Friday, June 21, 2013

Feel Awful & Humus

Just went to a falafel place for lunch with my daughter and the woman who works there asked if I have any other kids. I said yes I have a son but before I could finish she said "Oh good! That's so nice for her..." I cut her off as quickly as I could to clarify that I have a son but he died.  She was shocked, said sorry and started to talk about how her sister has 3 daughters but wanted a son and after 15 years finally had a son. I wasn't listening because I was pulling my phone out and was determined to show her Toren's photo. I finally showed her his photo and she stopped talking. I know she was shocked, I know I upset her, I never want to upset anyone about this. But it's upsetting, no way around it. I just had an overwhelming desire to "prove"...what? That he's a real person? That I'm really in pain? Not sure. I feel like I'm experimenting with telling my family's story. I don't think this will ever get any easier. I can see why people choose not to talk about their babies. The woman I spoke to was very kind. I do feel she was about to say something dicey when I said he was stillborn, who knows, but she started to say something then stopped and said, "I don't know what to say." It was actually a nice conversation, considering the subject matter. She said, "God will help you." I am not religious but I appreciated the sentiment behind it. I felt ok about the conversation. Good even. But suddenly I just needed to get out of there fast. 

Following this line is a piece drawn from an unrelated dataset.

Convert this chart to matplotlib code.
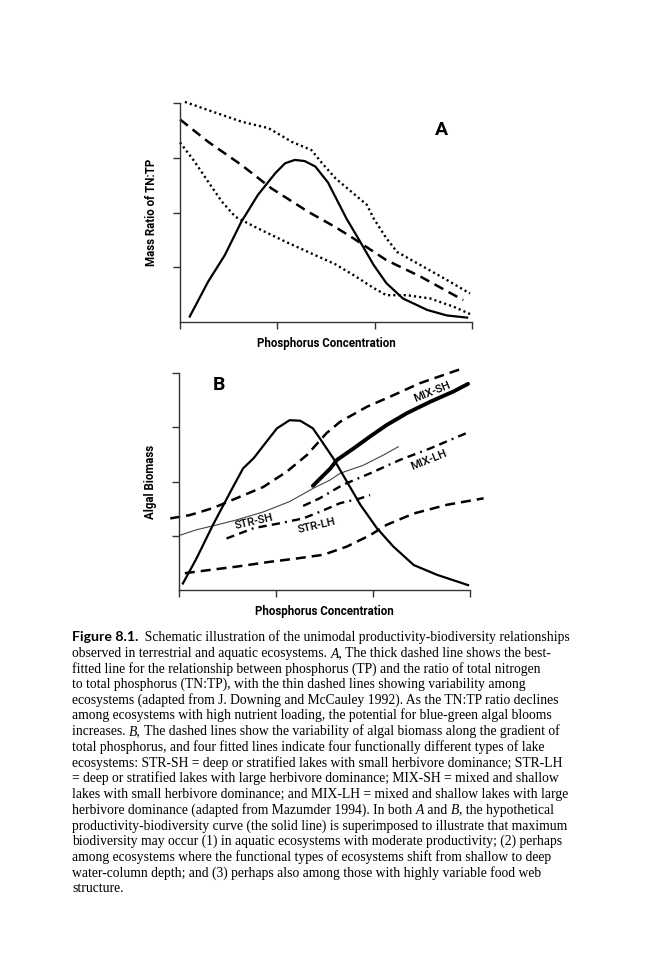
import matplotlib
matplotlib.use("Agg")
import matplotlib.pyplot as plt

# ---- Panel A: TN:TP ratio vs phosphorus ----
a_upper_x = [0.05, 0.29, 0.63, 0.91, 1.15, 1.35, 1.46, 1.60, 1.92, 1.99, 2.12, 2.23, 2.47, 2.74, 2.98]
a_upper_y = [4.02, 3.87, 3.66, 3.54, 3.29, 3.14, 2.90, 2.62, 2.14, 1.89, 1.53, 1.28, 1.04, 0.77, 0.52]
a_fit_x = [0.0, 0.29, 0.63, 0.94, 1.32, 1.59, 1.78, 2.12, 2.47, 2.91]
a_fit_y = [3.70, 3.29, 2.87, 2.44, 2.01, 1.74, 1.53, 1.13, 0.83, 0.40]
a_lower_x = [0.0, 0.15, 0.29, 0.43, 0.57, 0.80, 1.08, 1.39, 1.59, 1.78, 1.99, 2.12, 2.33, 2.57, 2.81, 3.0]
a_lower_y = [3.28, 2.93, 2.56, 2.20, 1.92, 1.71, 1.47, 1.22, 1.06, 0.86, 0.62, 0.49, 0.49, 0.43, 0.28, 0.13]
a_hump_x = [0.10, 0.29, 0.46, 0.63, 0.80, 0.98, 1.08, 1.18, 1.28, 1.39, 1.52, 1.71, 1.85, 1.99,
            2.12, 2.29, 2.54, 2.74, 2.95]
a_hump_y = [0.10, 0.74, 1.22, 1.83, 2.32, 2.72, 2.90, 2.96, 2.94, 2.84, 2.55, 1.89, 1.47, 1.04,
            0.71, 0.43, 0.22, 0.12, 0.08]

# ---- Panel B: algal biomass vs phosphorus ----
b_upper_x = [-0.09, 0.11, 0.35, 0.59, 0.87, 1.11, 1.32, 1.52, 1.66, 1.94, 2.21, 2.48, 2.90]
b_upper_y = [1.32, 1.38, 1.51, 1.69, 1.90, 2.18, 2.49, 2.89, 3.10, 3.38, 3.59, 3.81, 4.07]
b_lower_x = [0.06, 0.32, 0.59, 0.94, 1.21, 1.49, 1.73, 1.97, 2.14, 2.42, 2.76, 3.14]
b_lower_y = [0.31, 0.37, 0.43, 0.52, 0.58, 0.65, 0.80, 1.01, 1.20, 1.41, 1.57, 1.69]
str_sh_x = [0.01, 0.18, 0.39, 0.59, 0.87, 1.14, 1.38, 1.56, 1.66, 1.90, 2.11, 2.26]
str_sh_y = [1.01, 1.11, 1.20, 1.29, 1.44, 1.63, 1.87, 2.03, 2.15, 2.30, 2.49, 2.64]
mix_sh_x = [1.38, 1.56, 1.63, 1.80, 1.97, 2.14, 2.35, 2.59, 2.83, 2.98]
mix_sh_y = [1.92, 2.24, 2.40, 2.61, 2.83, 3.04, 3.26, 3.47, 3.66, 3.80]
str_lh_x = [0.49, 0.77, 1.04, 1.28, 1.45, 1.66, 1.87, 1.97]
str_lh_y = [0.95, 1.14, 1.23, 1.32, 1.44, 1.60, 1.69, 1.75]
mix_lh_x = [1.28, 1.45, 1.69, 1.97, 2.28, 2.59, 3.00]
mix_lh_y = [1.55, 1.69, 1.94, 2.15, 2.40, 2.61, 2.92]
b_hump_x = [0.04, 0.18, 0.35, 0.53, 0.66, 0.77, 0.90, 1.01, 1.14, 1.25, 1.38, 1.45, 1.59, 1.73,
            1.87, 2.04, 2.21, 2.42, 2.66, 2.98]
b_hump_y = [0.12, 0.58, 1.20, 1.81, 2.24, 2.43, 2.73, 2.98, 3.13, 3.12, 2.98, 2.80, 2.43, 2.00,
            1.57, 1.14, 0.80, 0.46, 0.28, 0.09]

x_ticks = [0, 1, 2, 3]
y_ticks = [1, 2, 3, 4]

caption_lines = [
    [("Figure 8.1.", "fig"), ("  Schematic illustration of the unimodal productivity-biodiversity relationships", "r")],
    [("observed in terrestrial and aquatic ecosystems. ", "r"), ("A,", "i"), (" The thick dashed line shows the best-", "r")],
    [("fitted line for the relationship between phosphorus (TP) and the ratio of total nitrogen", "r")],
    [("to total phosphorus (TN:TP), with the thin dashed lines showing variability among", "r")],
    [("ecosystems (adapted from J. Downing and McCauley 1992). As the TN:TP ratio declines", "r")],
    [("among ecosystems with high nutrient loading, the potential for blue-green algal blooms", "r")],
    [("increases. ", "r"), ("B,", "i"), (" The dashed lines show the variability of algal biomass along the gradient of", "r")],
    [("total phosphorus, and four fitted lines indicate four functionally different types of lake", "r")],
    [("ecosystems: STR-SH = deep or stratified lakes with small herbivore dominance; STR-LH", "r")],
    [("= deep or stratified lakes with large herbivore dominance; MIX-SH = mixed and shallow", "r")],
    [("lakes with small herbivore dominance; and MIX-LH = mixed and shallow lakes with large", "r")],
    [("herbivore dominance (adapted from Mazumder 1994). In both ", "r"), ("A", "i"), (" and ", "r"),
     ("B", "i"), (", the hypothetical", "r")],
    [("productivity-biodiversity curve (the solid line) is superimposed to illustrate that maximum", "r")],
    [("biodiversity may occur (1) in aquatic ecosystems with moderate productivity; (2) perhaps", "r")],
    [("among ecosystems where the functional types of ecosystems shift from shallow to deep", "r")],
    [("water-column depth; and (3) perhaps also among those with highly variable food web", "r")],
    [("structure.", "r")],
]

W, H = 650, 975
fig = plt.figure(figsize=(6.5, 9.75), dpi=100)
fig.patch.set_facecolor("white")

label_font = {"family": ["Roboto", "DejaVu Sans"], "weight": "bold", "size": 8.3}
dash = (0, (4, 2.4))
dot = (0, (0.9, 1.3))
dashdot = (0, (3.5, 2.2, 3.5, 2.2, 0.8, 2.2))


def make_axes(left, right, bottom, top, ylabel):
    ax = fig.add_axes([left / W, 1 - bottom / H, (right - left) / W, (bottom - top) / H])
    ax.set_xlim(0, 3)
    ax.set_ylim(0, 4)
    for s in ["top", "right"]:
        ax.spines[s].set_visible(False)
    for s in ["left", "bottom"]:
        ax.spines[s].set_linewidth(1.0)
        ax.spines[s].set_color("#333333")
    ax.set_xticks(x_ticks)
    ax.set_yticks(y_ticks)
    ax.tick_params(direction="out", length=5, width=1.0, color="#333333",
                   labelbottom=False, labelleft=False)
    ax.set_xlabel("Phosphorus Concentration", fontdict=label_font, labelpad=6)
    ax.set_ylabel(ylabel, fontdict=label_font, labelpad=11)
    return ax


# Panel A
axA = make_axes(180, 472, 322, 103, "Mass Ratio of TN:TP")
axA.plot(a_upper_x, a_upper_y, color="black", lw=1.7, linestyle=dot, clip_on=False)
axA.plot(a_lower_x, a_lower_y, color="black", lw=1.7, linestyle=dot, clip_on=False)
axA.plot(a_fit_x, a_fit_y, color="black", lw=1.8, linestyle=dash, clip_on=False)
axA.plot(a_hump_x, a_hump_y, color="black", lw=1.6, clip_on=False)
axA.text(2.69, 3.51, "A", fontsize=14, fontweight="bold", ha="center", va="center",
         family=["Roboto", "DejaVu Sans"])

# Panel B
axB = make_axes(179, 470, 590, 373, "Algal Biomass")
axB.plot(b_upper_x, b_upper_y, color="black", lw=1.8, linestyle=dash, clip_on=False)
axB.plot(b_lower_x, b_lower_y, color="black", lw=1.8, linestyle=dash, clip_on=False)
axB.plot(str_sh_x, str_sh_y, color="#444444", lw=0.8, clip_on=False)
axB.plot(mix_sh_x, mix_sh_y, color="black", lw=2.8, solid_capstyle="round", clip_on=False)
axB.plot(str_lh_x, str_lh_y, color="black", lw=1.7, linestyle=dashdot, clip_on=False)
axB.plot(mix_lh_x, mix_lh_y, color="black", lw=1.7, linestyle=dashdot, clip_on=False)
axB.plot(b_hump_x, b_hump_y, color="black", lw=1.6, clip_on=False)
axB.text(0.41, 3.78, "B", fontsize=14, fontweight="bold", ha="center", va="center",
         family=["Roboto", "DejaVu Sans"])

tag_font = {"family": ["Roboto", "DejaVu Sans"], "weight": "medium", "size": 8.2}
axB.text(2.61, 3.66, "MIX-SH", rotation=22, ha="center", va="center", fontdict=tag_font)
axB.text(2.57, 2.40, "MIX-LH", rotation=22, ha="center", va="center", fontdict=tag_font)
axB.text(0.77, 1.26, "STR-SH", rotation=13, ha="center", va="center", fontdict=tag_font)
axB.text(1.42, 1.18, "STR-LH", rotation=13, ha="center", va="center", fontdict=tag_font)

# Caption, drawn segment by segment so bold / italic runs line up
styles = {
    "fig": dict(family=["Lato", "DejaVu Sans"], fontweight="bold", fontsize=10.2),
    "r": dict(family=["Liberation Serif", "DejaVu Serif"], fontsize=9.8),
    "i": dict(family=["Liberation Serif", "DejaVu Serif"], fontstyle="italic", fontsize=9.8),
}
renderer = fig.canvas.get_renderer()
x0, base0, step = 72, 641, 15.7
for i, line in enumerate(caption_lines):
    xpx = x0
    ypx = base0 + i * step
    for txt, st in line:
        t = fig.text(xpx / W, 1 - ypx / H, txt, va="baseline", ha="left", **styles[st])
        bb = t.get_window_extent(renderer=renderer)
        xpx = bb.x1

fig.savefig("out.png", dpi=100, facecolor="white")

Now we are at the library and I feel terrible. 

2 comments:

  1. I really admire your bravery. Too often I choose the route that's easier for the other person, but then I suffer for it later with guilt.

    ReplyDelete
  2. I'm not a BLM, but I think the worst case scenario is that she becomes more aware of ppl in this world who have suffered a loss... And I don't think you did anything inappropriate. She asked about your children, and you shared your children with her. "I don't know what to say" was at least honest... I'm glad she didn't say anything hurtful to you! Maybe if nothing else, she'll go home and look up things to say to bereaved parents that aren't insensitive cliches.